When compliance or security requirements appear:

  • Customer-managed encryption keys (CMEK) over Google-managed
  • VPC Service Controls for sensitive data
  • IAM Conditions for context-aware access
  • Audit logging becomes mandatory

For migration scenarios:

  • Always consider hybrid approaches during transition
  • Database migration tools (DMS) vs manual processes
  • Network connectivity requirements (VPN, Interconnect)
  • Application compatibility and refactoring needs

These patterns appear repeatedly in ACE exams. Recognizing them immediately saves precious time for more complex analysis.

Frequently Asked Questions

Q: What if I don’t pass ACE after following this 30-day plan? A: Don’t panic — many successful cloud engineers need 2-3 attempts. Your score report will show domain-level performance, revealing exactly where to focus. Take 2-3 weeks to address weak areas, then retake. The knowledge isn’t wasted; it builds toward professional-level certifications.

Q: Can I skip hands-on labs and just study theory to pass ACE? A: No. The ACE exam heavily emphasizes practical application through scenario questions. Candidates who only study theory typically score 60-70%, missing the passing threshold. Hands-on experience helps you understand service limitations, integration patterns, and real-world trade-offs that pure theory can’t provide.

Q: How many practice exams should I take during this 30-day plan? A: Take exactly 4 full practice exams: after Week 1 (baseline), Week 2 (progress check), Week 3 (readiness assessment), and Week 4 (final preparation). More practice exams don’t improve scores significantly and can create false confidence. Focus quality over quantity.

Q: Should I memorize Google Cloud service specifications and pricing? A: No. The ACE exam doesn’t test memorization of specific prices, instance types, or detailed specifications. Instead, focus on understanding service selection criteria, use case patterns, and architectural decision-making. Learn when to choose Cloud SQL vs Firestore, not their exact pricing tiers.

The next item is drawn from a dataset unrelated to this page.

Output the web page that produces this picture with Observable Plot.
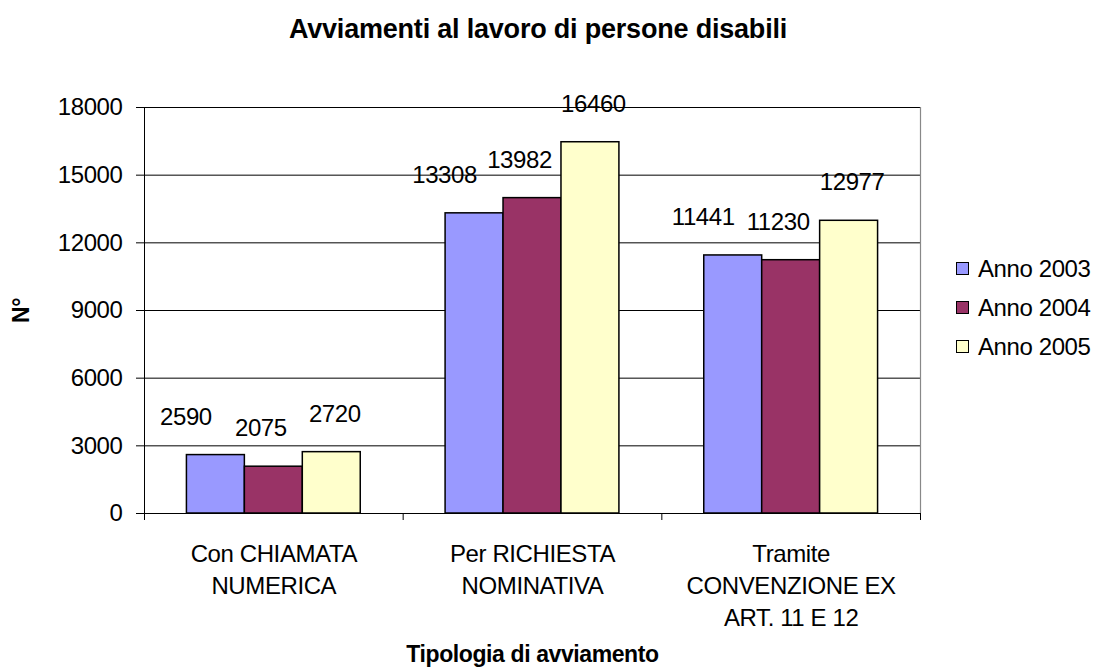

Q: What’s the difference between ACE and Professional Cloud Architect exam preparation? A: ACE focuses on implementing solutions designed by others, while Professional Cloud Architect emphasizes designing solutions from business requirements. ACE scenarios give you constraints and ask for implementation approaches. PCA scenarios give you business problems and expect architectural solutions. This 30-day plan prepares you specifically for ACE’s implementation focus.